◆ **What you have to do**
Copy only what lies from the line containing "Emit a web page" through the line containing "const boundaryTempExtent = [117, 1695];" in the entries below, keeping both end lines exact and dropping every picture.

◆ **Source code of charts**
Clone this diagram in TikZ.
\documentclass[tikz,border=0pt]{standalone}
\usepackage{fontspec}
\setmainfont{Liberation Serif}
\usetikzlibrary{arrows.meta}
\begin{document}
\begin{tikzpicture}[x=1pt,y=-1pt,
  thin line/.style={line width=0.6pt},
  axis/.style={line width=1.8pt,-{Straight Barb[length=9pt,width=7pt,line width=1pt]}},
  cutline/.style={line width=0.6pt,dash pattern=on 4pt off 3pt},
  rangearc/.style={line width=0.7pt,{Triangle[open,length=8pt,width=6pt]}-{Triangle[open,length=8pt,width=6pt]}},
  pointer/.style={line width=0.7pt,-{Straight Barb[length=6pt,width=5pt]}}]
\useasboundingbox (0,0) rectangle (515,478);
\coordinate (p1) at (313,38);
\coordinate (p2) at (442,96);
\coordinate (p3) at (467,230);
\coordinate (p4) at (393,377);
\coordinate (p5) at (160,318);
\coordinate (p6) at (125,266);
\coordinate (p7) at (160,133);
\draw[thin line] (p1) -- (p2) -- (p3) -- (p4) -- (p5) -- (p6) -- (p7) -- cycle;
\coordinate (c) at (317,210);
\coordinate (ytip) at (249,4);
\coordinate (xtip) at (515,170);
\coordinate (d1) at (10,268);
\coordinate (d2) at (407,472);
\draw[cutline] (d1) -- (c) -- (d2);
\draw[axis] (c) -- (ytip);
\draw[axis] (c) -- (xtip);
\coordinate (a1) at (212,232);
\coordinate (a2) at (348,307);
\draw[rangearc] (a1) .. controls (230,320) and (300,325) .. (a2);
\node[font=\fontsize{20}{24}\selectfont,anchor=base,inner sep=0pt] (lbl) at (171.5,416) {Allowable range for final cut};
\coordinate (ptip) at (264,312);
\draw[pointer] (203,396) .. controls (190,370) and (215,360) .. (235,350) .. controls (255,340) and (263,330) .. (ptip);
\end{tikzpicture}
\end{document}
...
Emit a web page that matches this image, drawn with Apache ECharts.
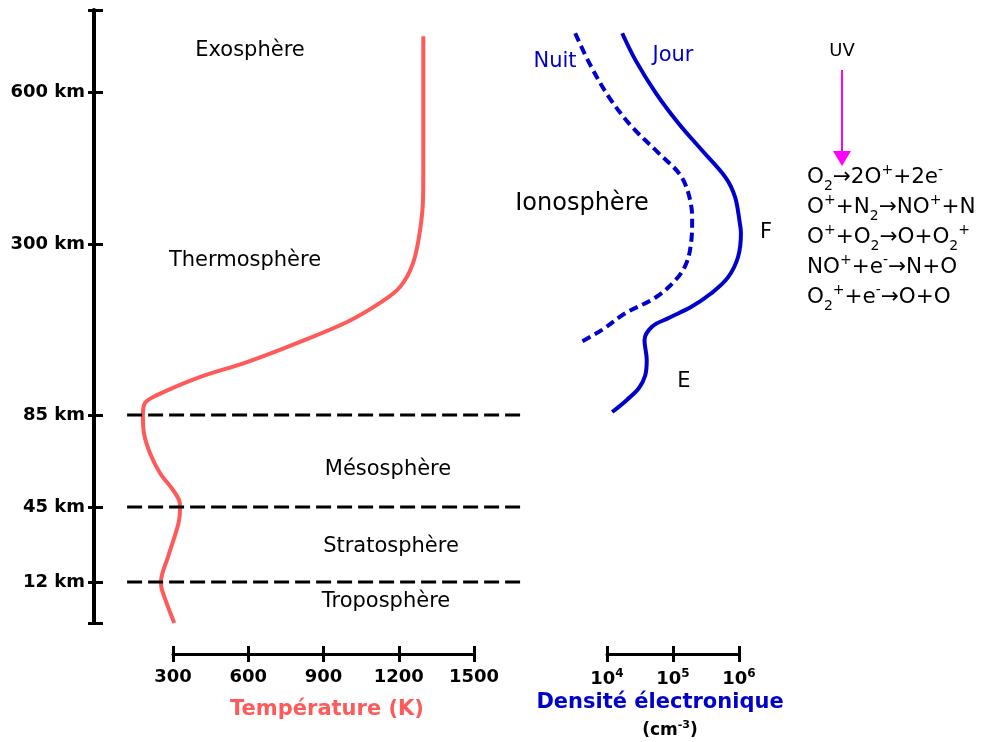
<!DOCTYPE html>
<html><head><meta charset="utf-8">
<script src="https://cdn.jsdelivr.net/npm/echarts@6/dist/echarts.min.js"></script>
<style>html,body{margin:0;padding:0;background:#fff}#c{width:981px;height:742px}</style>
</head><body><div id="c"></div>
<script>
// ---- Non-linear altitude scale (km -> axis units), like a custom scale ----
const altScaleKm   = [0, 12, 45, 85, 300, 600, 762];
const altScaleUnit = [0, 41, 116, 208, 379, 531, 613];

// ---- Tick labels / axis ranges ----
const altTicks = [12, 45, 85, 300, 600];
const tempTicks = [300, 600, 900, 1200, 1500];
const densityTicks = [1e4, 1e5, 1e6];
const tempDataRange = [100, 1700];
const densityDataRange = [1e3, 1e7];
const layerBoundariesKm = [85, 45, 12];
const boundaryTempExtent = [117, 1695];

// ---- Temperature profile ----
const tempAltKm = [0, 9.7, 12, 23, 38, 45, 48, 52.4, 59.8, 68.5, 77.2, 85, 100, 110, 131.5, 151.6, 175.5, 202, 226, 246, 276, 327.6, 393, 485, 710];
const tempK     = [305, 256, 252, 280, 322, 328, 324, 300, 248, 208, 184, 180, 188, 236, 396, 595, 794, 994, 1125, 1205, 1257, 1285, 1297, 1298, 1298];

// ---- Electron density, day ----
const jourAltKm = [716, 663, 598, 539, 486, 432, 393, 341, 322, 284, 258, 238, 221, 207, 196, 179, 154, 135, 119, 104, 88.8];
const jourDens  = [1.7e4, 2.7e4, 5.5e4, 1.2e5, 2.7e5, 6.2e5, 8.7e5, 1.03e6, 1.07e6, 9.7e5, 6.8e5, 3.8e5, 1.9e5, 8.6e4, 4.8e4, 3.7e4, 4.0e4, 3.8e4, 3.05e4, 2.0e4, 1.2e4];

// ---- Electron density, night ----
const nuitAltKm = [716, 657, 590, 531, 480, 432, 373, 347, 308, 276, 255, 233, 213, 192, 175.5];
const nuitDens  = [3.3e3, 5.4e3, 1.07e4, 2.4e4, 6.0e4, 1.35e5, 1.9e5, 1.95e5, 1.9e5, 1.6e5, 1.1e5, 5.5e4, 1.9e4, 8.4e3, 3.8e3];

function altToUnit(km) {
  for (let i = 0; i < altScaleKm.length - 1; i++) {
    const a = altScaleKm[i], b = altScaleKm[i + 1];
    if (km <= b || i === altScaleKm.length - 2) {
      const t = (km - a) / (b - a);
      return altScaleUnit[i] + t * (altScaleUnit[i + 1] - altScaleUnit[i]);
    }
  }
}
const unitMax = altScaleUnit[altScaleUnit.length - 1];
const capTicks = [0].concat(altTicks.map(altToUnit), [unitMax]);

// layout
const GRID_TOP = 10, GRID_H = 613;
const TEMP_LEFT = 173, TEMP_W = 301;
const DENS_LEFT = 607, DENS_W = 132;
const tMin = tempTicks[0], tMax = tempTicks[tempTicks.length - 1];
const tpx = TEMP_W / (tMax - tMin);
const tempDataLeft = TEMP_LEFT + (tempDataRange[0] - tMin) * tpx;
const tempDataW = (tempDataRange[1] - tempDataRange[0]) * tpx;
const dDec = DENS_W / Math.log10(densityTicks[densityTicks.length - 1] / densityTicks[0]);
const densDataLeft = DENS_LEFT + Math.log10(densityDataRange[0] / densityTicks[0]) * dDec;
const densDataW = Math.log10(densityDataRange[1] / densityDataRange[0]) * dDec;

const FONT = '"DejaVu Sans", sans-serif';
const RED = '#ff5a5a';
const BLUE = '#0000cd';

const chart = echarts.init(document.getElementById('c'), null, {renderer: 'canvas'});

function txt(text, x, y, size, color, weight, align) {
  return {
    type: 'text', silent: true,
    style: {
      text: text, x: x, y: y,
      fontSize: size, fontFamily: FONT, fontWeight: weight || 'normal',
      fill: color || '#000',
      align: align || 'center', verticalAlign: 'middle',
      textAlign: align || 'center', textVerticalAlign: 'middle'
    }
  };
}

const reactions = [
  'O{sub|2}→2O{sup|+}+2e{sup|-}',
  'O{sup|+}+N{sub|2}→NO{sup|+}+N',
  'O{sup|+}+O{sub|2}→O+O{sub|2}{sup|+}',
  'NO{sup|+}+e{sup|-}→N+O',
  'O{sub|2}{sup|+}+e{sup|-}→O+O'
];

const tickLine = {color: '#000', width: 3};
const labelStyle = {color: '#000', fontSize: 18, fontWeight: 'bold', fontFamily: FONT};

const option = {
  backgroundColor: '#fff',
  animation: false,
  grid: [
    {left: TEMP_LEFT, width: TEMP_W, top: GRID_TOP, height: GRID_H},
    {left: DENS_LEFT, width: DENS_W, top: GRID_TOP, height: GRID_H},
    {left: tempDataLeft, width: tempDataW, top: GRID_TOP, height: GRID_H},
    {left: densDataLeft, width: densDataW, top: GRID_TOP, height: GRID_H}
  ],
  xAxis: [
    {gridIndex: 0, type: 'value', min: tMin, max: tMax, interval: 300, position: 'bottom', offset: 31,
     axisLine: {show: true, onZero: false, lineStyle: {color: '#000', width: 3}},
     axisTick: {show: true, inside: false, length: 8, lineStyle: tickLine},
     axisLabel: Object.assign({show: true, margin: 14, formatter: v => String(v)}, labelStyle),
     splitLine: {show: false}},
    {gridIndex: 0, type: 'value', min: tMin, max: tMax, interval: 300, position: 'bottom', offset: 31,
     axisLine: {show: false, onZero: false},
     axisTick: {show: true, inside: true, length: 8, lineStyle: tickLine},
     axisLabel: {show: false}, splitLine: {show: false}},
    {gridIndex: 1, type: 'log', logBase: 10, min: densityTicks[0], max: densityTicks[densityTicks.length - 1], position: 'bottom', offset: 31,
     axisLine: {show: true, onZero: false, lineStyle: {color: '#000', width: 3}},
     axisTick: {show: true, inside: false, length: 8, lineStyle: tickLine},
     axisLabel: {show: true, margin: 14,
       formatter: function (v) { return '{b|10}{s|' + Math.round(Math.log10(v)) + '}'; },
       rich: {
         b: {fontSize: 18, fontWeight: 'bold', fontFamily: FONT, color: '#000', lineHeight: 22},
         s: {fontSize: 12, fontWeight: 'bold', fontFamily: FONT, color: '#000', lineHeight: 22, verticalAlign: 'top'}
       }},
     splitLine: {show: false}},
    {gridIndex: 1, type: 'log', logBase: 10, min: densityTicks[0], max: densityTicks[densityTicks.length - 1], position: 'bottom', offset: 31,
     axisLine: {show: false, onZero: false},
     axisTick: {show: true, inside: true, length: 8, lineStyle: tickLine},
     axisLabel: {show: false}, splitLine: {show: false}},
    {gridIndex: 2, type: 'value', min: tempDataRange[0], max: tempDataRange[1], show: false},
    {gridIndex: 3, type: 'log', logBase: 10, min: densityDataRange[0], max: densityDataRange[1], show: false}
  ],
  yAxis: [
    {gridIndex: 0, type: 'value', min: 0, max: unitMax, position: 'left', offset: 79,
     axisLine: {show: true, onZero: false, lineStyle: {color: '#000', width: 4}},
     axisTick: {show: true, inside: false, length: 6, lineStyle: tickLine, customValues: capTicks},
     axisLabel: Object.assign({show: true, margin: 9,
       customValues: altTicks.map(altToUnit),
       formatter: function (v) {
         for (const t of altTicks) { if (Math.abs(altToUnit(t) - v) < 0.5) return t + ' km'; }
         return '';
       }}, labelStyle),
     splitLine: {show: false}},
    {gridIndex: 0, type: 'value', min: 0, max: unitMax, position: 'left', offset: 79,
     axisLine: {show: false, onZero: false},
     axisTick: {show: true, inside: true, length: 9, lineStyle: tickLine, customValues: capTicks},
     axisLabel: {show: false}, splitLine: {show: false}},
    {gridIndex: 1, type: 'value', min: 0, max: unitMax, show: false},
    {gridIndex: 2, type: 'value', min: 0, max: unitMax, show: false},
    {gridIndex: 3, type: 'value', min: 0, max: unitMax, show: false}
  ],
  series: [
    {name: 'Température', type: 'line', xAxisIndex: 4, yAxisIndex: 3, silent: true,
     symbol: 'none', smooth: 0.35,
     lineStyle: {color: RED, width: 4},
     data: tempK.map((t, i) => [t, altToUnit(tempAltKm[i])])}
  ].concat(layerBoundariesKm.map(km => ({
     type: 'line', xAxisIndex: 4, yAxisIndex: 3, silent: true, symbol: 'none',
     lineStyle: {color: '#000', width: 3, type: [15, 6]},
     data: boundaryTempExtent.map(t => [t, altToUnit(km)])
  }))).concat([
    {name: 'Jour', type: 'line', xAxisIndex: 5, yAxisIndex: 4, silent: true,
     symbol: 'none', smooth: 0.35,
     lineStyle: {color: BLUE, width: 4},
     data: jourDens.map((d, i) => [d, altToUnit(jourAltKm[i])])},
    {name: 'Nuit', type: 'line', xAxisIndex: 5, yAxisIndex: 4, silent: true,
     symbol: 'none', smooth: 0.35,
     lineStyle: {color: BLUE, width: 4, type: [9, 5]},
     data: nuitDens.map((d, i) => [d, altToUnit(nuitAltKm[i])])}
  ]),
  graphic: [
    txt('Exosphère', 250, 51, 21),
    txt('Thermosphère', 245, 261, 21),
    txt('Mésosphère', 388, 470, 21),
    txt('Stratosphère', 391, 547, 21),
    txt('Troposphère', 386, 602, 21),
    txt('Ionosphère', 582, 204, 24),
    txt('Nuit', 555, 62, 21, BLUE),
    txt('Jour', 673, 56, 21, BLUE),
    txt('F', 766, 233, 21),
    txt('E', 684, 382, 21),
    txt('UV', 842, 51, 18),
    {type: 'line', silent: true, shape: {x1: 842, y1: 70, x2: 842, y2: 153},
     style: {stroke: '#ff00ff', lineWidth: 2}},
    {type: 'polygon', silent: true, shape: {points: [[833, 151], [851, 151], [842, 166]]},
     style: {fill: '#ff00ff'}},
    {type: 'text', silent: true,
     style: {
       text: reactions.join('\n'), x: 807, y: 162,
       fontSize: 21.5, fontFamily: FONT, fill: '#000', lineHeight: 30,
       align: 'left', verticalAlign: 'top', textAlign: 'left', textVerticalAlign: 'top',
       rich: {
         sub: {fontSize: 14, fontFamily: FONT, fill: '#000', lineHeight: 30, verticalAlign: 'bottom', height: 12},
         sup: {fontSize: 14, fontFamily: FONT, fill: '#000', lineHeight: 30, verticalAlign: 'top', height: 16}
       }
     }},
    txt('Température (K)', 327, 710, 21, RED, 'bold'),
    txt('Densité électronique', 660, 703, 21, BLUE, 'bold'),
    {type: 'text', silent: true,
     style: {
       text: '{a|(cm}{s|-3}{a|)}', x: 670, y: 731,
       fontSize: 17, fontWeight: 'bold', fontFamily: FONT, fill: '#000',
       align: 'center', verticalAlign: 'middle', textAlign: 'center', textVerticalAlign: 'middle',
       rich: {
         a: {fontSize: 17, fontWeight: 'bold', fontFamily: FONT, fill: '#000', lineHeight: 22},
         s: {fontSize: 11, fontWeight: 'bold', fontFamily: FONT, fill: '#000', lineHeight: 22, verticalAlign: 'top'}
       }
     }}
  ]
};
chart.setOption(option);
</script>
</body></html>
...
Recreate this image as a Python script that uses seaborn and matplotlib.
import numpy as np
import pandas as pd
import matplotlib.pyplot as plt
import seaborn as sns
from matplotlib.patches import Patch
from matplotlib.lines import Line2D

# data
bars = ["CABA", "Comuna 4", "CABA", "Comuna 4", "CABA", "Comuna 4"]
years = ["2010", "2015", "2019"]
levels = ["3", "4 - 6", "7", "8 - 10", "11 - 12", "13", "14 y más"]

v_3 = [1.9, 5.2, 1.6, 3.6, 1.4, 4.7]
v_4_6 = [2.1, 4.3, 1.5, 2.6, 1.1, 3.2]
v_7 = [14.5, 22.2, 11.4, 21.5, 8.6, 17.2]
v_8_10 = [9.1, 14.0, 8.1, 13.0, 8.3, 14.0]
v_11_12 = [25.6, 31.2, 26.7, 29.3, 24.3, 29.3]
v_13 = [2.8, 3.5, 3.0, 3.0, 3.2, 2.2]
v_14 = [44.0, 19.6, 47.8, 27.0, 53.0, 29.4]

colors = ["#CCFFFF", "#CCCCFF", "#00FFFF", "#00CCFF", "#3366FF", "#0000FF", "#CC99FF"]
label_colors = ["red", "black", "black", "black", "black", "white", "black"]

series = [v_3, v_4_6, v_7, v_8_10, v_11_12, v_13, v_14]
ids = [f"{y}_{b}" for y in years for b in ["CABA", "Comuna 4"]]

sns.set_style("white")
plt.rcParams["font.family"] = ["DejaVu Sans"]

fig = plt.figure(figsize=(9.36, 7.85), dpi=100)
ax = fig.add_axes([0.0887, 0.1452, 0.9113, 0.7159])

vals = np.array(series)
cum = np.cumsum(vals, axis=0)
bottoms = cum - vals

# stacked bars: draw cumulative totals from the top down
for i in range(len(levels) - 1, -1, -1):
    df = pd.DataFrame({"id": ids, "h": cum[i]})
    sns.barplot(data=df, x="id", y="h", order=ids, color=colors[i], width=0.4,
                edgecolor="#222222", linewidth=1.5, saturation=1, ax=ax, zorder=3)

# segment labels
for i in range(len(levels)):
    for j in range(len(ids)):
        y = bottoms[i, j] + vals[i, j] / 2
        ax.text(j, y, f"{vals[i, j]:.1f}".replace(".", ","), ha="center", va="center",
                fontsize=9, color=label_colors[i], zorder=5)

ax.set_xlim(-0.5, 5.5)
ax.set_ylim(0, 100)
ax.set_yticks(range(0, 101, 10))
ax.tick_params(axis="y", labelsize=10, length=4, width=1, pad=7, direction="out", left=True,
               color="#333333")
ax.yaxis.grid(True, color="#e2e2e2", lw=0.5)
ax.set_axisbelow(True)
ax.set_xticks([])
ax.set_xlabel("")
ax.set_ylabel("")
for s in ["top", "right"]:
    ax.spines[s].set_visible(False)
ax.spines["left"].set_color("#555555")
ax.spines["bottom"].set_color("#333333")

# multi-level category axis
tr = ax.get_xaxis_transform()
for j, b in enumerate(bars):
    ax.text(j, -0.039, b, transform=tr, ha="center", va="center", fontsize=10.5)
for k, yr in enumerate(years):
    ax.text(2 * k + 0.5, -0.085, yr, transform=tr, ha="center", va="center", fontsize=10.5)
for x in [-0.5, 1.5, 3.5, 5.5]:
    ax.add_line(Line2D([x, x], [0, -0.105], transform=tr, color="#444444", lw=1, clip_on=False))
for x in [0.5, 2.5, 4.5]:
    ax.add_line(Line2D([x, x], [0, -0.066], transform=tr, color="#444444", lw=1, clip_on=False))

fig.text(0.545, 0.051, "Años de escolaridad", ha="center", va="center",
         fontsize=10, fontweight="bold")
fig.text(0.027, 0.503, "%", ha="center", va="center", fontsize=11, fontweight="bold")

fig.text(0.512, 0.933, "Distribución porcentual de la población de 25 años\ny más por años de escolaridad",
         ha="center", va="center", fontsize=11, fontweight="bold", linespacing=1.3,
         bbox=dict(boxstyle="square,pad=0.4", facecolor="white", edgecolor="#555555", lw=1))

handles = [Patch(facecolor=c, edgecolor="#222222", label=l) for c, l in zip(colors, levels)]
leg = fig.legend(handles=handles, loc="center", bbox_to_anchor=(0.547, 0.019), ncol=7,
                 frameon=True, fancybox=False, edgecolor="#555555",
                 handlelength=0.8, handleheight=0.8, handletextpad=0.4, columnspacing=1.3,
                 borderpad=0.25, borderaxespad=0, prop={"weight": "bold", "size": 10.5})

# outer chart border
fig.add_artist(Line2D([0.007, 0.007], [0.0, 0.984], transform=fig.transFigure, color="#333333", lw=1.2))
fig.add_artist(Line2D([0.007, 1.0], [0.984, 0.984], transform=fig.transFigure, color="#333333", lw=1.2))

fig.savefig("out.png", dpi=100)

◆ **Output**
Emit a web page that matches this image, drawn with Apache ECharts.
<!DOCTYPE html>
<html><head><meta charset="utf-8">
<script src="https://cdn.jsdelivr.net/npm/echarts@6/dist/echarts.min.js"></script>
<style>html,body{margin:0;padding:0;background:#fff}#c{width:981px;height:742px}</style>
</head><body><div id="c"></div>
<script>
// ---- Non-linear altitude scale (km -> axis units), like a custom scale ----
const altScaleKm   = [0, 12, 45, 85, 300, 600, 762];
const altScaleUnit = [0, 41, 116, 208, 379, 531, 613];

// ---- Tick labels / axis ranges ----
const altTicks = [12, 45, 85, 300, 600];
const tempTicks = [300, 600, 900, 1200, 1500];
const densityTicks = [1e4, 1e5, 1e6];
const tempDataRange = [100, 1700];
const densityDataRange = [1e3, 1e7];
const layerBoundariesKm = [85, 45, 12];
const boundaryTempExtent = [117, 1695];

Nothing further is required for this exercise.